In virtù degli accordi di Taëf del 1989, tutte le milizie libanesi, in linea di principio, sono state disarmate, ad eccezione di Hezbollah che afferma la necessità di tenere testa ad Israele, e che dispone di una importante forza militare. Ma dall’assassinio del primo ministro Rafic Hariri, nel 2005, e con la fine della tutela Siriana, contro cui è stato puntato il dito per questo attentato, sono sorte una miriade di società di sicurezza private. Ufficialmente, dovrebbero individuare le automobili piene di esplosivo.
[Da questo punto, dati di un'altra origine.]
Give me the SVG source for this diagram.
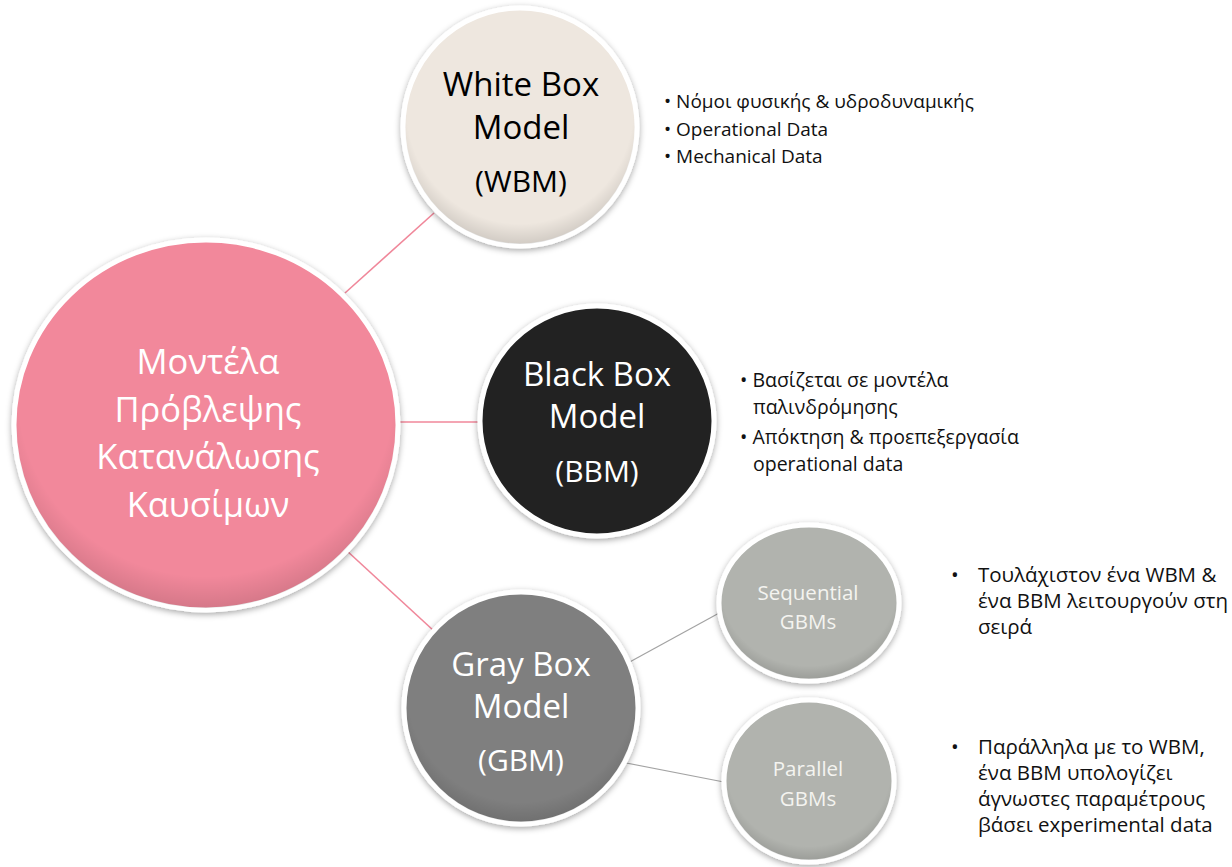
<svg xmlns="http://www.w3.org/2000/svg" width="1232" height="867" viewBox="0 0 1232 867">
  <defs>
    <filter id="shadow" x="-20%" y="-20%" width="140%" height="140%">
      <feDropShadow dx="0" dy="2" stdDeviation="3" flood-color="#000" flood-opacity="0.35"/>
    </filter>
    <radialGradient id="bevel" cx="50%" cy="42%" r="58%">
      <stop offset="0.85" stop-color="#000" stop-opacity="0"/>
      <stop offset="1" stop-color="#000" stop-opacity="0.12"/>
    </radialGradient>
  </defs>
  <style>
    .node { stroke: #ffffff; stroke-width: 5; filter: url(#shadow); }
    .shade { fill: url(#bevel); stroke: none; }
    .lbl { font-family: "Open Sans", "Noto Sans", "DejaVu Sans", sans-serif; text-anchor: middle; }
    .big { font-size: 33px; }
    .abbr { font-size: 30px; }
    .main { font-size: 34.5px; fill: #ffffff; }
    .small { font-size: 20.5px; fill: #f4f4f0; }
    .note { font-family: "Open Sans", "Noto Sans", "DejaVu Sans", sans-serif; fill: #111111; }
    .pink { stroke: #f0879a; stroke-width: 1.6; fill: none; }
    .grey { stroke: #a3a3a3; stroke-width: 1.2; fill: none; }
  </style>
  <rect width="1232" height="867" fill="#ffffff"/>

  <!-- connectors -->
  <g id="connectors">
    <line class="pink" x1="345" y1="293" x2="434" y2="213"/>
    <line class="pink" x1="398" y1="422" x2="480" y2="422"/>
    <line class="pink" x1="346" y1="550" x2="434" y2="631"/>
    <line class="grey" x1="626" y1="664" x2="721" y2="612"/>
    <line class="grey" x1="621" y1="762" x2="729" y2="783"/>
  </g>

  <!-- central topic -->
  <g id="node-main">
    <ellipse class="node" cx="206" cy="425" rx="192" ry="185" fill="#f2889b"/>
    <ellipse class="shade" cx="206" cy="425" rx="190" ry="183"/>
    <text class="lbl main" x="208" y="374">Μοντέλα</text>
    <text class="lbl main" x="208" y="422">Πρόβλεψης</text>
    <text class="lbl main" x="208" y="469">Κατανάλωσης</text>
    <text class="lbl main" x="208" y="517">Καυσίμων</text>
  </g>

  <!-- white box model -->
  <g id="node-wbm">
    <ellipse class="node" cx="520" cy="127" rx="117" ry="119" fill="#eee7df"/>
    <ellipse class="shade" cx="520" cy="127" rx="115" ry="117"/>
    <text class="lbl big" x="521" y="96" fill="#000">White Box</text>
    <text class="lbl big" x="521" y="139" fill="#000">Model</text>
    <text class="lbl abbr" x="521" y="192" fill="#000">(WBM)</text>
  </g>

  <!-- black box model -->
  <g id="node-bbm">
    <ellipse class="node" cx="597" cy="421" rx="117" ry="115" fill="#222222"/>
    <text class="lbl big" x="597" y="386" fill="#fff">Black Box</text>
    <text class="lbl big" x="597" y="428" fill="#fff">Model</text>
    <text class="lbl abbr" x="597" y="482" fill="#fff">(BBM)</text>
  </g>

  <!-- gray box model -->
  <g id="node-gbm">
    <ellipse class="node" cx="521" cy="708" rx="117" ry="116" fill="#7f7f7f"/>
    <ellipse class="shade" cx="521" cy="708" rx="115" ry="114"/>
    <text class="lbl big" x="521" y="676" fill="#fff">Gray Box</text>
    <text class="lbl big" x="521" y="718" fill="#fff">Model</text>
    <text class="lbl abbr" x="521" y="771" fill="#fff">(GBM)</text>
  </g>

  <!-- sequential GBMs -->
  <g id="node-seq">
    <ellipse class="node" cx="809" cy="603" rx="90" ry="78" fill="#b1b3ae"/>
    <ellipse class="shade" cx="809" cy="603" rx="88" ry="76"/>
    <text class="lbl small" x="808" y="600">Sequential</text>
    <text class="lbl small" x="808" y="629">GBMs</text>
  </g>

  <!-- parallel GBMs -->
  <g id="node-par">
    <ellipse class="node" cx="809" cy="781" rx="85" ry="81" fill="#b1b3ae"/>
    <ellipse class="shade" cx="809" cy="781" rx="83" ry="79"/>
    <text class="lbl small" x="808" y="776">Parallel</text>
    <text class="lbl small" x="808" y="806">GBMs</text>
  </g>

  <!-- notes -->
  <g id="notes-wbm" class="note" font-size="19">
    <text x="664" y="108">• Νόμοι φυσικής &amp; υδροδυναμικής</text>
    <text x="664" y="136">• Operational Data</text>
    <text x="664" y="163">• Mechanical Data</text>
  </g>
  <g id="notes-bbm" class="note" font-size="19.5">
    <text x="740" y="387">• Βασίζεται σε μοντέλα</text>
    <text x="753" y="414">παλινδρόμησης</text>
    <text x="740" y="444">• Απόκτηση &amp; προεπεξεργασία</text>
    <text x="753" y="471">operational data</text>
  </g>
  <g id="notes-seq" class="note" font-size="20.5">
    <text x="951" y="582">•</text>
    <text x="978" y="582">Τουλάχιστον  ένα WBM &amp;</text>
    <text x="978" y="608">ένα BBM λειτουργούν στη</text>
    <text x="978" y="634">σειρά</text>
  </g>
  <g id="notes-par" class="note" font-size="20.5">
    <text x="951" y="754">•</text>
    <text x="978" y="754">Παράλληλα  με το WBM,</text>
    <text x="978" y="780">ένα BBM υπολογίζει</text>
    <text x="978" y="806">άγνωστες παραμέτρους</text>
    <text x="978" y="832">βάσει experimental data</text>
  </g>
</svg>
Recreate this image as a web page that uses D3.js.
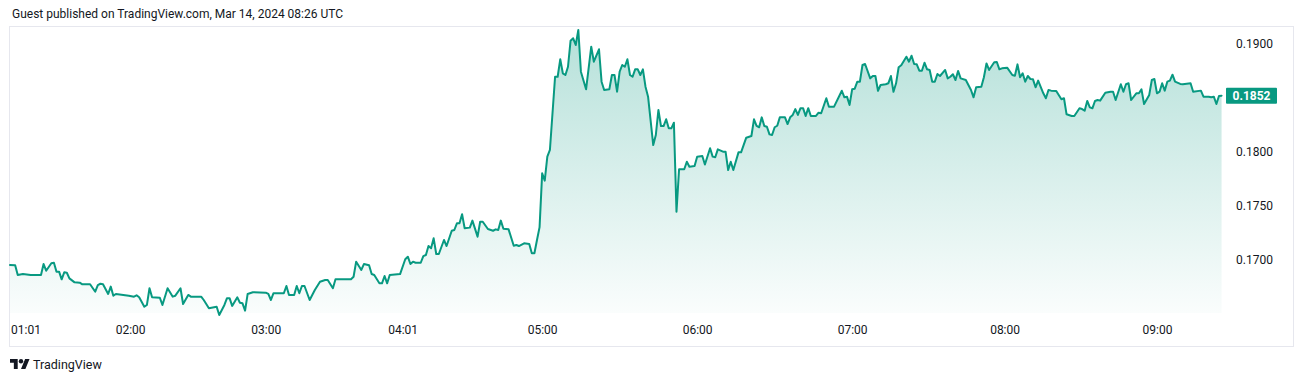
<!DOCTYPE html>
<html>
<head>
<meta charset="utf-8">
<script src="https://cdn.jsdelivr.net/npm/d3@7"></script>
<style>
  html, body { margin: 0; padding: 0; background: #ffffff; }
  svg { display: block; }
  text { font-family: Roboto, "Liberation Sans", sans-serif; }
</style>
</head>
<body>
<svg id="chart" width="1304" height="382"></svg>
<script>
// ---- data ----
const headerText = "Guest published on TradingView.com, Mar 14, 2024 08:26 UTC";
const brandText = "TradingView";
const lastPrice = 0.1852;
const priceTicks = [0.190, 0.180, 0.175, 0.170];
const timeTickBars = [6, 46.5, 99, 152, 206, 266, 326, 385, 444];
const timeTickLabels = ["01:01", "02:00", "03:00", "04:01", "05:00", "06:00", "07:00", "08:00", "09:00"];
// [bar index, close price]
const points = [
[0,0.16948],[2,0.16945],[3,0.16855],[5,0.16864],[8,0.16855],[12,0.16855],[13,0.16957],[14,0.16895],[16,0.16964],[17,0.16969],
[18,0.16886],[19,0.16886],[20,0.16815],[21,0.16880],[22,0.16876],[23,0.16824],[25,0.16787],[27,0.16784],[28,0.16769],[31,0.16769],
[33,0.16700],[34,0.16762],[35,0.16774],[36,0.16769],[38,0.16679],[39,0.16747],[40,0.16663],[41,0.16679],[46,0.16663],[48,0.16654],
[49,0.16667],[50,0.16648],[52,0.16561],[53,0.16577],[54,0.16732],[55,0.16648],[58,0.16644],[59,0.16577],[61,0.16732],[63,0.16654],
[64,0.16663],[66,0.16732],[67,0.16586],[69,0.16670],[70,0.16654],[74,0.16654],[75,0.16623],[77,0.16546],[78,0.16551],[80,0.16561],
[81,0.16484],[83,0.16577],[84,0.16640],[85,0.16640],[86,0.16568],[88,0.16648],[89,0.16598],[90,0.16592],[91,0.16524],[92,0.16679],
[94,0.16695],[99,0.16691],[100,0.16679],[101,0.16623],[102,0.16686],[106,0.16686],[107,0.16753],[108,0.16670],[110,0.16670],[111,0.16753],
[112,0.16686],[113,0.16753],[114,0.16753],[116,0.16623],[118,0.16716],[120,0.16793],[122,0.16809],[123,0.16809],[125,0.16732],[126,0.16815],
[132,0.16815],[133,0.16839],[134,0.16979],[136,0.16902],[137,0.16957],[139,0.16945],[140,0.16864],[141,0.16855],[143,0.16778],[144,0.16778],
[145,0.16846],[146,0.16778],[147,0.16855],[151,0.16864],[153,0.17001],[154,0.17025],[155,0.16957],[156,0.16979],[157,0.16969],[159,0.16969],
[160,0.17031],[161,0.17041],[162,0.17124],[163,0.17103],[164,0.17196],[165,0.17050],[166,0.17050],[168,0.17180],[169,0.17124],[171,0.17266],
[172,0.17273],[173,0.17335],[174,0.17335],[175,0.17419],[176,0.17289],[178,0.17295],[179,0.17360],[181,0.17211],[182,0.17350],[183,0.17350],
[185,0.17282],[187,0.17266],[188,0.17279],[189,0.17273],[190,0.17360],[191,0.17285],[193,0.17279],[195,0.17127],[196,0.17134],[197,0.17124],
[199,0.17149],[201,0.17143],[202,0.17057],[203,0.17057],[204,0.17180],[205,0.17300],[206,0.17799],[207,0.17731],[208,0.17954],[209,0.18016],
[211,0.18696],[212,0.18696],[213,0.18858],[214,0.18728],[215,0.18712],[216,0.18789],[217,0.19031],[218,0.19053],[219,0.18991],[220,0.19130],
[221,0.18743],[223,0.18579],[225,0.18975],[226,0.18836],[228,0.18951],[229,0.18650],[230,0.18573],[232,0.18579],[233,0.18712],[234,0.18712],
[235,0.18557],[236,0.18743],[237,0.18805],[238,0.18789],[239,0.18858],[240,0.18712],[241,0.18696],[242,0.18765],[243,0.18765],[244,0.18712],
[245,0.18765],[246,0.18604],[247,0.18511],[249,0.18062],[250,0.18155],[251,0.18387],[252,0.18238],[253,0.18238],[254,0.18301],[255,0.18217],
[256,0.18217],[257,0.18269],[258,0.17443],[259,0.17837],[261,0.17837],[262,0.17907],[263,0.17861],[265,0.17867],[266,0.17954],[268,0.17960],
[269,0.17881],[271,0.18032],[272,0.17954],[273,0.17948],[274,0.18022],[276,0.18000],[277,0.18000],[278,0.17830],[279,0.17907],[280,0.17830],
[282,0.17994],[283,0.17994],[285,0.18130],[287,0.18146],[288,0.18301],[289,0.18239],[290,0.18227],[291,0.18319],[292,0.18239],[293,0.18232],
[294,0.18161],[295,0.18155],[296,0.18227],[297,0.18241],[298,0.18319],[300,0.18319],[301,0.18257],[302,0.18319],[303,0.18341],[304,0.18396],
[305,0.18341],[306,0.18404],[307,0.18404],[308,0.18332],[309,0.18404],[310,0.18332],[312,0.18332],[313,0.18362],[314,0.18357],[316,0.18496],
[317,0.18418],[319,0.18418],[322,0.18566],[323,0.18505],[324,0.18511],[325,0.18434],[326,0.18579],[327,0.18585],[328,0.18650],[329,0.18650],
[330,0.18805],[331,0.18814],[333,0.18681],[334,0.18703],[335,0.18703],[336,0.18566],[337,0.18619],[339,0.18626],[340,0.18635],[341,0.18703],
[342,0.18556],[343,0.18635],[344,0.18784],[345,0.18802],[347,0.18882],[348,0.18836],[349,0.18891],[350,0.18814],[351,0.18811],[352,0.18752],
[353,0.18752],[354,0.18826],[355,0.18765],[356,0.18759],[357,0.18650],[358,0.18650],[359,0.18721],[360,0.18703],[362,0.18759],[363,0.18681],
[364,0.18696],[365,0.18719],[366,0.18666],[367,0.18750],[368,0.18681],[370,0.18666],[372,0.18573],[373,0.18505],[374,0.18598],[376,0.18604],
[377,0.18691],[378,0.18819],[379,0.18759],[381,0.18831],[382,0.18833],[383,0.18765],[384,0.18774],[386,0.18780],[388,0.18712],[389,0.18705],
[390,0.18811],[391,0.18691],[392,0.18728],[393,0.18650],[394,0.18703],[395,0.18675],[396,0.18672],[397,0.18598],[398,0.18660],[400,0.18542],
[401,0.18496],[402,0.18573],[403,0.18567],[405,0.18564],[407,0.18487],[408,0.18496],[409,0.18347],[411,0.18332],[412,0.18332],[414,0.18403],
[415,0.18396],[416,0.18381],[417,0.18471],[418,0.18412],[419,0.18403],[420,0.18471],[421,0.18480],[422,0.18474],[424,0.18548],[426,0.18557],
[427,0.18557],[428,0.18480],[430,0.18626],[431,0.18557],[432,0.18626],[433,0.18635],[434,0.18480],[436,0.18542],[437,0.18542],[438,0.18579],
[439,0.18443],[441,0.18527],[442,0.18666],[443,0.18675],[444,0.18542],[445,0.18557],[446,0.18635],[447,0.18567],[448,0.18650],[449,0.18660],
[450,0.18715],[451,0.18650],[453,0.18629],[454,0.18626],[457,0.18635],[458,0.18557],[461,0.18567],[462,0.18511],[464,0.18511],[465,0.18505],
[466,0.18511],[467,0.18443],[468,0.18517],[469,0.18520]
];

// ---- layout ----
const svg = d3.select("#chart");
const frame = {left: 9.5, top: 26.5, right: 1293.5, bottom: 346.5};
const pane = {left: 10, right: 1222, top: 27, bottom: 313};
const green = "#089981";
const textColor = "#131722";

const x = d3.scaleLinear().domain([0, 469]).range([10, 10 + 469 * 2.5833]);
const y = d3.scaleLinear().domain([0.170, 0.190]).range([259.4, 44]);

// header
svg.append("text")
  .attr("x", 12).attr("y", 18)
  .attr("font-size", 12).attr("fill", textColor)
  .text(headerText);

// frame
svg.append("rect")
  .attr("x", frame.left).attr("y", frame.top)
  .attr("width", frame.right - frame.left).attr("height", frame.bottom - frame.top)
  .attr("fill", "#ffffff").attr("stroke", "#e6e7ee").attr("stroke-width", 1);

// gradient
const defs = svg.append("defs");
const grad = defs.append("linearGradient").attr("id", "areaGrad")
  .attr("gradientUnits", "userSpaceOnUse")
  .attr("x1", 0).attr("x2", 0).attr("y1", pane.top).attr("y2", pane.bottom);
grad.append("stop").attr("offset", "0%").attr("stop-color", green).attr("stop-opacity", 0.30);
grad.append("stop").attr("offset", "100%").attr("stop-color", green).attr("stop-opacity", 0.02);

const area = d3.area()
  .x(d => x(d[0])).y0(pane.bottom).y1(d => y(d[1]));
svg.append("path").datum(points)
  .attr("d", area).attr("fill", "url(#areaGrad)");

const line = d3.line().x(d => x(d[0])).y(d => y(d[1]));
svg.append("path").datum(points)
  .attr("d", line).attr("fill", "none")
  .attr("stroke", green).attr("stroke-width", 2)
  .attr("stroke-linejoin", "round").attr("stroke-linecap", "round");

// price axis
const yAxis = d3.axisRight(y).tickValues(priceTicks).tickSize(0).tickPadding(0)
  .tickFormat(d3.format(".4f"));
const gy = svg.append("g").attr("transform", "translate(1236,0)").call(yAxis);
gy.select(".domain").remove();
gy.selectAll("text").attr("font-size", 12).attr("fill", textColor)
  .attr("font-family", "Roboto, sans-serif");

// last price label
const lp = svg.append("g");
lp.append("rect")
  .attr("x", 1226).attr("y", y(lastPrice) - 8)
  .attr("width", 51).attr("height", 16).attr("rx", 1)
  .attr("fill", green);
lp.append("text")
  .attr("x", 1251.5).attr("y", y(lastPrice))
  .attr("dy", "0.35em").attr("text-anchor", "middle")
  .attr("font-size", 12).attr("font-weight", "bold").attr("fill", "#ffffff")
  .text(d3.format(".4f")(lastPrice));

// time axis
const xAxis = d3.axisBottom(x).tickValues(timeTickBars).tickSize(0).tickPadding(0)
  .tickFormat((d, i) => timeTickLabels[i]);
const gx = svg.append("g").attr("transform", "translate(0,325)").call(xAxis);
gx.select(".domain").remove();
gx.selectAll("text").attr("font-size", 12).attr("fill", textColor)
  .attr("font-family", "Roboto, sans-serif");

// brand logo
const logo = svg.append("g").attr("transform", "translate(10,356.8) scale(0.55)")
  .attr("fill", textColor);
logo.append("path").attr("d", "M14 22H7V11H0V4h14v18zM28 22h-8l7.5-18h8L28 22z");
logo.append("circle").attr("cx", 20).attr("cy", 8).attr("r", 4);
svg.append("text")
  .attr("x", 33).attr("y", 368.5)
  .attr("font-size", 12.5).attr("fill", textColor)
  .text(brandText);
</script>
</body>
</html>
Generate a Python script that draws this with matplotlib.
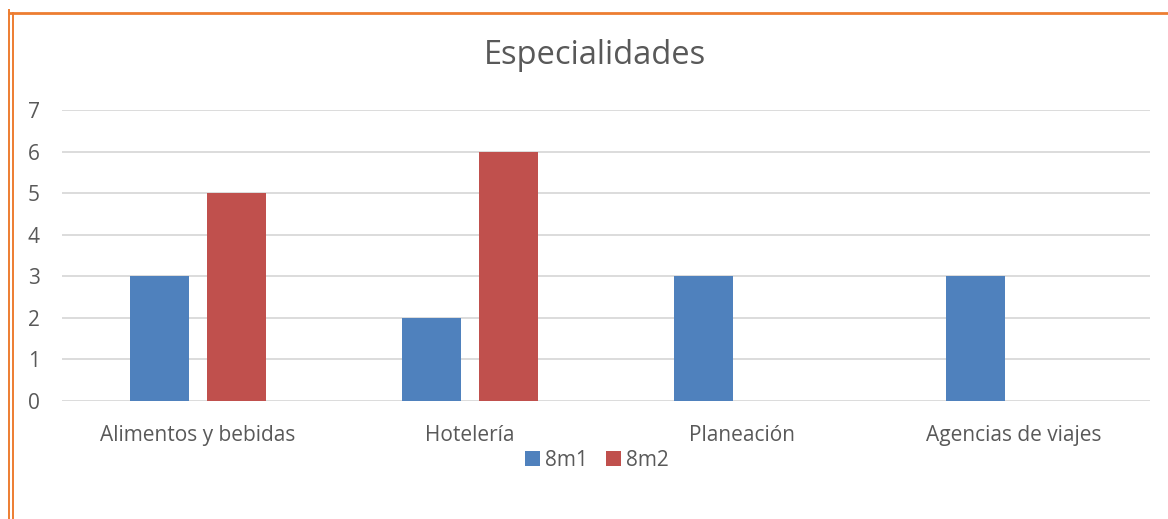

Ma alcune di esse, per lo più gestite da ex-generali sunniti dell’esercito, si sono sviluppate come contrappeso al Partito di Dio.

 

 “Il nostro incarico consiste nel sorvegliare il quartiere„, si giustifica Saad al-Mansour. In realtà, la loro missione è molto più vasta. “Tutto è iniziato con una formazione per la difesa civile di 600 giovani disoccupati che Saad Hariri voleva aiutare finanziariamente assumendoli come guardie. Ma con l’aumento delle domande di assunzione ed il peggioramento della sicurezza, si è deciso un anno e mezzo fa di creare la società Secure Plus„, dice. Allora furono realizzate due diverse sezioni: “La prima, incaricata della protezione degli alberghi e dei centri commerciali, dispone di guardie in uniforme. E la seconda, più informale, oggi conta  su un contingente di un migliaio di giovani volontari in abiti civili, distribuiti sul territorio, e pagati circa 300 dollari al mese per fare ronde, di giorno e di notte„, confida un membro di Secure Plus, che preferisce non dire il suo nome.

 

Aggiunge uno specialista della sicurezza, che rifiuta anch’esso di fornire il proprio nome per timore di rappresaglie, “almeno altre quattro società dello stesso tipo sono state create di recente„. La loro legalizzazione, dice, “è facilitata dal ministro dell’Interno, parente di Hariri„. Ma si agita: “queste forze di mobilizzazione rapida, create secondo colori settari, potrebbero da un giorno all’altro trasformarsi in milizie„. Tanto più che, secondo l’ufficiale dell’esercito, “alcune guardie vanno in Giordania per ricevere una formazione di tipo militare„.

 

“Non sarà facile trattenerli„

Prudente, Saad al-Mansour rifiuta di confermare questa informazione. I chebab, dice, non hanno il diritto di essere armati. Ma, riconosce, “so molto bene che hanno delle armi a casa. Ed in caso di scontri, sarà difficile trattenerli„. Infatti, dalla fine della guerra civile, numerosi sono i privati che hanno conservato le armi a casa. Dopo Fady Fadel, il blocco politico e la crescente instabilità ha anche spinto, nel corso di questi ultimi quattro mesi, “ad una corsa all’acquisto al mercato nero di armi leggere, come kalashnikov, revolver, M16 e granate„. Secondo l’ufficiale dell’esercito, “le armi provengono dal confine siriano, via mare e via aerea„. Il segno che la domanda è in aumento è che il loro prezzo è triplicato in tre mesi. “Un kalashnikov costa ormai tra gli 800 e i 1.200 dollari, lo stesso un revolver„, dice.

 

Secondo alcune fonti, Hezbollah, sostenuto da Iran e Siria, avrebbe rafforzato le esercitazioni nella valle della Bekaa. I suoi avversari l’accusano anche di formare i suoi alleati del CPL (la corrente patriottica libera del cristiano Michel Aoun). Di fronte a loro, le forze libanesi di Samir Geagea e la PSP di Joumblatt disporrebbero anch’esse, si dice, di campi militari. Un rilancio inquietante. “Ogni fazione vuole disporre del proprio esercito e della propria giustizia. Ma se scoppia la guerra, chi sarà in grado di tenere sotto controllo tutti questi giovani? „, si chiede Sami Zod,  presidente del sindacato dei professionisti della sicurezza.